Brief:
Quote every line as written. Omit pictures.

+-------+

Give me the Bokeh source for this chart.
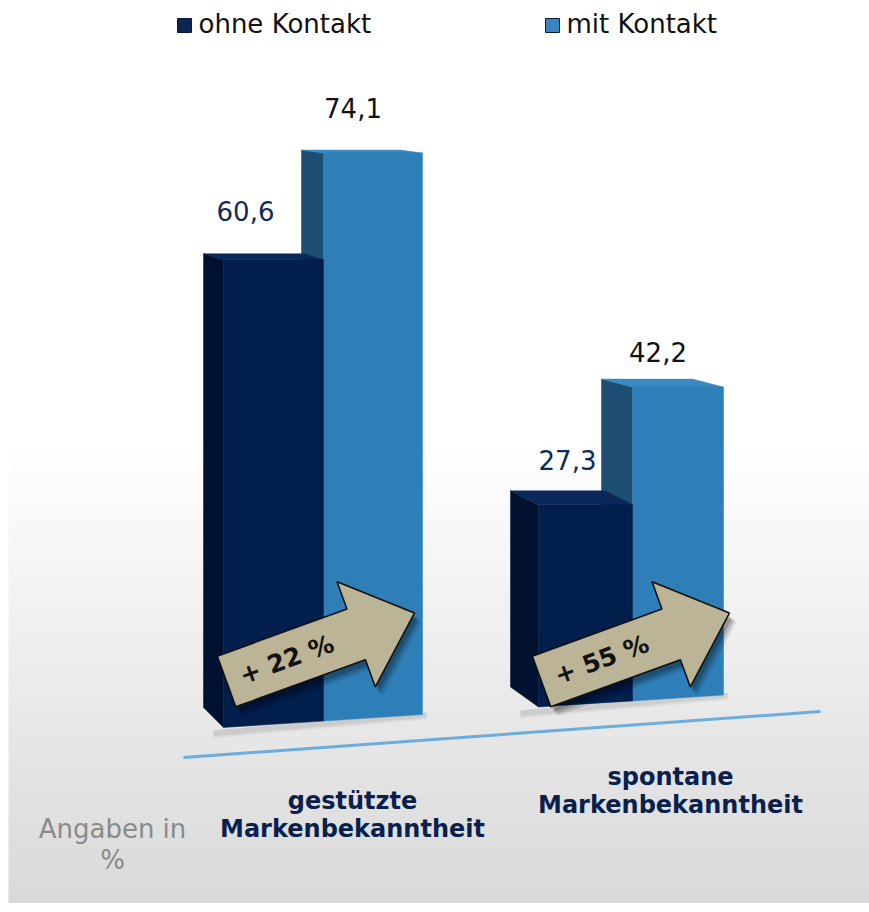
import math
from bokeh.plotting import figure
from bokeh.models import Range1d
from bokeh.core.properties import value
from bokeh.embed import file_html
from bokeh.resources import INLINE

# ---------------- data ----------------
categories_line1 = ["gestützte", "spontane"]
categories_line2 = ["Markenbekanntheit", "Markenbekanntheit"]
series_names = ["ohne Kontakt", "mit Kontakt"]
ohne_kontakt = [60.6, 27.3]
mit_kontakt = [74.1, 42.2]
ohne_labels = ["60,6", "27,3"]
mit_labels = ["74,1", "42,2"]
increase_labels = ["+ 22 %", "+ 55 %"]
unit_note = ["Angaben in", "%"]

# ---------------- layout ----------------
W, H = 869, 912
K = 7.9          # pixels per percent point
ZERO_PX = 738    # pixel row of value 0 for first group
SHIFT26 = -10    # baseline correction for 26px text
SHIFT24 = -7     # baseline correction for 24px text


def v(py):
    """pixel row -> value units"""
    return (ZERO_PX - py) / K


p = figure(width=W, height=H, x_range=Range1d(0, W), y_range=Range1d(v(H), v(0)),
           output_backend="svg", toolbar_location=None, min_border=0,
           x_axis_location=None, y_axis_location=None)
p.grid.visible = False
p.outline_line_color = None
p.background_fill_color = "white"
p.border_fill_color = "white"

# background gradient (white -> light grey)
N = 70
g0, g1 = 440, 902
for i in range(N):
    t = i / (N - 1)
    c = int(round(255 - t * (255 - 217)))
    top = g0 + (g1 - g0) * i / N
    bot = g0 + (g1 - g0) * (i + 1) / N + 0.6
    p.quad(left=8, right=W, top=v(top), bottom=v(bot),
           fill_color=(c, c, c), line_color=None)

# floor line
p.line([183, 820], [v(757), v(711)], line_color="#5ea6de", line_width=3, line_alpha=0.9)

# bar geometry (pixels)
group_tilt_px = [0, 18]
front_x0 = {"ohne": [223, 538], "mit": [323, 632]}
front_w = {"ohne": [100, 94], "mit": [99, 91]}
depth_dx = {"ohne": [20, 28], "mit": [22, 31]}
depth_dy_top = {"ohne": [6, 14], "mit": [3, 8]}
DY_BOT = 20
COLORS = {
    "ohne": {"front": "#021e4d", "side": "#00122f", "top": "#0a2859"},
    "mit": {"front": "#2e7eb8", "side": "#1e4e74", "top": "#3989c3"},
}


def floor_px(x):
    return 727 - 0.065 * (x - 223)


# soft shadows below bars
for gi in range(2):
    x0 = front_x0["ohne"][gi] - depth_dx["ohne"][gi]
    x1 = front_x0["mit"][gi] + front_w["mit"][gi]
    for k_, a in ((5, 0.05), (3, 0.07)):
        p.patch([x0 + 10, x1 + 4, x1 + 4, x0 + 10],
                [v(floor_px(x0 + 10) + 2), v(floor_px(x1) - 2),
                 v(floor_px(x1) + k_), v(floor_px(x0 + 10) + 2 + k_ + 3)],
                fill_color="black", fill_alpha=a, line_color=None)


def draw_bar(key, gi, val):
    x0 = front_x0[key][gi]
    x1 = x0 + front_w[key][gi]
    dx = depth_dx[key][gi]
    dyt = depth_dy_top[key][gi] / K
    topv = val + group_tilt_px[gi] / K
    b0 = v(floor_px(x0))
    b1 = v(floor_px(x1))
    col = COLORS[key]
    # side face
    p.patch([x0, x0 - dx, x0 - dx, x0], [topv, topv + dyt, v(floor_px(x0) - DY_BOT), b0],
            fill_color=col["side"], line_color=col["side"], line_width=0.5)
    # top face
    p.patch([x0, x1, x1 - dx, x0 - dx], [topv, topv, topv + dyt, topv + dyt],
            fill_color=col["top"], line_color=col["top"], line_width=0.5)
    # front face
    p.patch([x0, x1, x1, x0], [topv, topv, b1, b0],
            fill_color=col["front"], line_color=col["front"], line_width=0.5)
    return x0, x1, topv


bar_info = {}
for gi in range(2):
    bar_info[("mit", gi)] = draw_bar("mit", gi, mit_kontakt[gi])
    bar_info[("ohne", gi)] = draw_bar("ohne", gi, ohne_kontakt[gi])

# value labels
label_dx = {"ohne": [-28, -18], "mit": [-20, -20]}
label_gap = {"ohne": [39, 35], "mit": [35, 25]}
for key, labels, color in (("ohne", ohne_labels, "#0f2a57"), ("mit", mit_labels, "#111111")):
    for gi in range(2):
        x0, x1, topv = bar_info[(key, gi)]
        p.text(x=[(x0 + x1) / 2 + label_dx[key][gi]],
               y=[topv + (label_gap[key][gi] - SHIFT26) / K],
               text=[labels[gi]], text_font=value("DejaVu Sans"), text_font_size="26px",
               text_color=color, text_align="center", text_baseline="alphabetic")

# arrows
ANG = math.radians(20)
L, HEAD_U, SHAFT_HW, HEAD_HW = 200, 138, 27, 56
template = [(0, SHAFT_HW), (0, -SHAFT_HW), (HEAD_U, -SHAFT_HW), (HEAD_U, -HEAD_HW),
            (L, 0), (HEAD_U, HEAD_HW), (HEAD_U, SHAFT_HW)]


def arrow_pts(ax, ay, ox=0, oy=0):
    xs, ys = [], []
    for u, w in template:
        px = ax + u * math.cos(ANG) + w * math.sin(ANG) + ox
        py = ay - u * math.sin(ANG) + w * math.cos(ANG) + oy
        xs.append(px)
        ys.append(v(py))
    return xs, ys


for gi in range(2):
    ax = front_x0["ohne"][gi] + 3
    ay = 681
    for (ox, oy, a) in ((7, 9, 0.10), (5, 7, 0.14), (3, 5, 0.18)):
        sx, sy = arrow_pts(ax, ay, ox, oy)
        p.patch(sx, sy, fill_color="black", fill_alpha=a, line_color=None)
    xs, ys = arrow_pts(ax, ay)
    p.patch(xs, ys, fill_color="#bcb497", line_color="#111111", line_width=1.6)
    tu = 64
    tx = ax + tu * math.cos(ANG)
    ty = ay - tu * math.sin(ANG)
    p.text(x=[tx], y=[v(ty)], text=[increase_labels[gi]], angle=ANG,
           text_font=value("DejaVu Sans"), text_font_style="bold", text_font_size="25px",
           text_color="#111111", text_align="center", text_baseline="middle")

# category labels
cat_x = [352, 670]
cat_base1 = [807, 783]
cat_base2 = [835, 811]
for gi in range(2):
    for txt, by in ((categories_line1[gi], cat_base1[gi]), (categories_line2[gi], cat_base2[gi])):
        p.text(x=[cat_x[gi]], y=[v(by + SHIFT24)], text=[txt], text_font=value("DejaVu Sans"),
               text_font_style="bold", text_font_size="24px", text_color="#0a1f4d",
               text_align="center", text_baseline="alphabetic")

# unit note
for txt, by in zip(unit_note, [835, 866]):
    p.text(x=[112], y=[v(by + SHIFT26 + 3)], text=[txt], text_font=value("DejaVu Sans"),
           text_font_size="26px", text_color="#8a8a8a", text_align="center",
           text_baseline="alphabetic")

# legend
leg_x = [177, 545]
leg_colors = ["#0b2452", "#3785c0"]
for i in range(2):
    p.quad(left=leg_x[i], right=leg_x[i] + 14, top=v(18), bottom=v(32),
           fill_color=leg_colors[i], line_color="#0a1a3a", line_width=1)
    p.text(x=[leg_x[i] + 21], y=[v(33 + SHIFT26)], text=[series_names[i]],
           text_font=value("DejaVu Sans"), text_font_size="26px", text_color="#111111",
           text_align="left", text_baseline="alphabetic")

open("out.html", "w").write(file_html(p, INLINE))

+-------+

Task solution:
Give me the Bokeh source for this chart.
import math
from bokeh.plotting import figure
from bokeh.models import Range1d
from bokeh.core.properties import value
from bokeh.embed import file_html
from bokeh.resources import INLINE

# ---------------- data ----------------
categories_line1 = ["gestützte", "spontane"]
categories_line2 = ["Markenbekanntheit", "Markenbekanntheit"]
series_names = ["ohne Kontakt", "mit Kontakt"]
ohne_kontakt = [60.6, 27.3]
mit_kontakt = [74.1, 42.2]
ohne_labels = ["60,6", "27,3"]
mit_labels = ["74,1", "42,2"]
increase_labels = ["+ 22 %", "+ 55 %"]
unit_note = ["Angaben in", "%"]

# ---------------- layout ----------------
W, H = 869, 912
K = 7.9          # pixels per percent point
ZERO_PX = 738    # pixel row of value 0 for first group
SHIFT26 = -10    # baseline correction for 26px text
SHIFT24 = -7     # baseline correction for 24px text


def v(py):
    """pixel row -> value units"""
    return (ZERO_PX - py) / K


p = figure(width=W, height=H, x_range=Range1d(0, W), y_range=Range1d(v(H), v(0)),
           output_backend="svg", toolbar_location=None, min_border=0,
           x_axis_location=None, y_axis_location=None)
p.grid.visible = False
p.outline_line_color = None
p.background_fill_color = "white"
p.border_fill_color = "white"

# background gradient (white -> light grey)
N = 70
g0, g1 = 440, 902
for i in range(N):
    t = i / (N - 1)
    c = int(round(255 - t * (255 - 217)))
    top = g0 + (g1 - g0) * i / N
    bot = g0 + (g1 - g0) * (i + 1) / N + 0.6
    p.quad(left=8, right=W, top=v(top), bottom=v(bot),
           fill_color=(c, c, c), line_color=None)

# floor line
p.line([183, 820], [v(757), v(711)], line_color="#5ea6de", line_width=3, line_alpha=0.9)

# bar geometry (pixels)
group_tilt_px = [0, 18]
front_x0 = {"ohne": [223, 538], "mit": [323, 632]}
front_w = {"ohne": [100, 94], "mit": [99, 91]}
depth_dx = {"ohne": [20, 28], "mit": [22, 31]}
depth_dy_top = {"ohne": [6, 14], "mit": [3, 8]}
DY_BOT = 20
COLORS = {
    "ohne": {"front": "#021e4d", "side": "#00122f", "top": "#0a2859"},
    "mit": {"front": "#2e7eb8", "side": "#1e4e74", "top": "#3989c3"},
}


def floor_px(x):
    return 727 - 0.065 * (x - 223)


# soft shadows below bars
for gi in range(2):
    x0 = front_x0["ohne"][gi] - depth_dx["ohne"][gi]
    x1 = front_x0["mit"][gi] + front_w["mit"][gi]
    for k_, a in ((5, 0.05), (3, 0.07)):
        p.patch([x0 + 10, x1 + 4, x1 + 4, x0 + 10],
                [v(floor_px(x0 + 10) + 2), v(floor_px(x1) - 2),
                 v(floor_px(x1) + k_), v(floor_px(x0 + 10) + 2 + k_ + 3)],
                fill_color="black", fill_alpha=a, line_color=None)


def draw_bar(key, gi, val):
    x0 = front_x0[key][gi]
    x1 = x0 + front_w[key][gi]
    dx = depth_dx[key][gi]
    dyt = depth_dy_top[key][gi] / K
    topv = val + group_tilt_px[gi] / K
    b0 = v(floor_px(x0))
    b1 = v(floor_px(x1))
    col = COLORS[key]
    # side face
    p.patch([x0, x0 - dx, x0 - dx, x0], [topv, topv + dyt, v(floor_px(x0) - DY_BOT), b0],
            fill_color=col["side"], line_color=col["side"], line_width=0.5)
    # top face
    p.patch([x0, x1, x1 - dx, x0 - dx], [topv, topv, topv + dyt, topv + dyt],
            fill_color=col["top"], line_color=col["top"], line_width=0.5)
    # front face
    p.patch([x0, x1, x1, x0], [topv, topv, b1, b0],
            fill_color=col["front"], line_color=col["front"], line_width=0.5)
    return x0, x1, topv


bar_info = {}
for gi in range(2):
    bar_info[("mit", gi)] = draw_bar("mit", gi, mit_kontakt[gi])
    bar_info[("ohne", gi)] = draw_bar("ohne", gi, ohne_kontakt[gi])

# value labels
label_dx = {"ohne": [-28, -18], "mit": [-20, -20]}
label_gap = {"ohne": [39, 35], "mit": [35, 25]}
for key, labels, color in (("ohne", ohne_labels, "#0f2a57"), ("mit", mit_labels, "#111111")):
    for gi in range(2):
        x0, x1, topv = bar_info[(key, gi)]
        p.text(x=[(x0 + x1) / 2 + label_dx[key][gi]],
               y=[topv + (label_gap[key][gi] - SHIFT26) / K],
               text=[labels[gi]], text_font=value("DejaVu Sans"), text_font_size="26px",
               text_color=color, text_align="center", text_baseline="alphabetic")

# arrows
ANG = math.radians(20)
L, HEAD_U, SHAFT_HW, HEAD_HW = 200, 138, 27, 56
template = [(0, SHAFT_HW), (0, -SHAFT_HW), (HEAD_U, -SHAFT_HW), (HEAD_U, -HEAD_HW),
            (L, 0), (HEAD_U, HEAD_HW), (HEAD_U, SHAFT_HW)]


def arrow_pts(ax, ay, ox=0, oy=0):
    xs, ys = [], []
    for u, w in template:
        px = ax + u * math.cos(ANG) + w * math.sin(ANG) + ox
        py = ay - u * math.sin(ANG) + w * math.cos(ANG) + oy
        xs.append(px)
        ys.append(v(py))
    return xs, ys


for gi in range(2):
    ax = front_x0["ohne"][gi] + 3
    ay = 681
    for (ox, oy, a) in ((7, 9, 0.10), (5, 7, 0.14), (3, 5, 0.18)):
        sx, sy = arrow_pts(ax, ay, ox, oy)
        p.patch(sx, sy, fill_color="black", fill_alpha=a, line_color=None)
    xs, ys = arrow_pts(ax, ay)
    p.patch(xs, ys, fill_color="#bcb497", line_color="#111111", line_width=1.6)
    tu = 64
    tx = ax + tu * math.cos(ANG)
    ty = ay - tu * math.sin(ANG)
    p.text(x=[tx], y=[v(ty)], text=[increase_labels[gi]], angle=ANG,
           text_font=value("DejaVu Sans"), text_font_style="bold", text_font_size="25px",
           text_color="#111111", text_align="center", text_baseline="middle")

# category labels
cat_x = [352, 670]
cat_base1 = [807, 783]
cat_base2 = [835, 811]
for gi in range(2):
    for txt, by in ((categories_line1[gi], cat_base1[gi]), (categories_line2[gi], cat_base2[gi])):
        p.text(x=[cat_x[gi]], y=[v(by + SHIFT24)], text=[txt], text_font=value("DejaVu Sans"),
               text_font_style="bold", text_font_size="24px", text_color="#0a1f4d",
               text_align="center", text_baseline="alphabetic")

# unit note
for txt, by in zip(unit_note, [835, 866]):
    p.text(x=[112], y=[v(by + SHIFT26 + 3)], text=[txt], text_font=value("DejaVu Sans"),
           text_font_size="26px", text_color="#8a8a8a", text_align="center",
           text_baseline="alphabetic")

# legend
leg_x = [177, 545]
leg_colors = ["#0b2452", "#3785c0"]
for i in range(2):
    p.quad(left=leg_x[i], right=leg_x[i] + 14, top=v(18), bottom=v(32),
           fill_color=leg_colors[i], line_color="#0a1a3a", line_width=1)
    p.text(x=[leg_x[i] + 21], y=[v(33 + SHIFT26)], text=[series_names[i]],
           text_font=value("DejaVu Sans"), text_font_size="26px", text_color="#111111",
           text_align="left", text_baseline="alphabetic")

open("out.html", "w").write(file_html(p, INLINE))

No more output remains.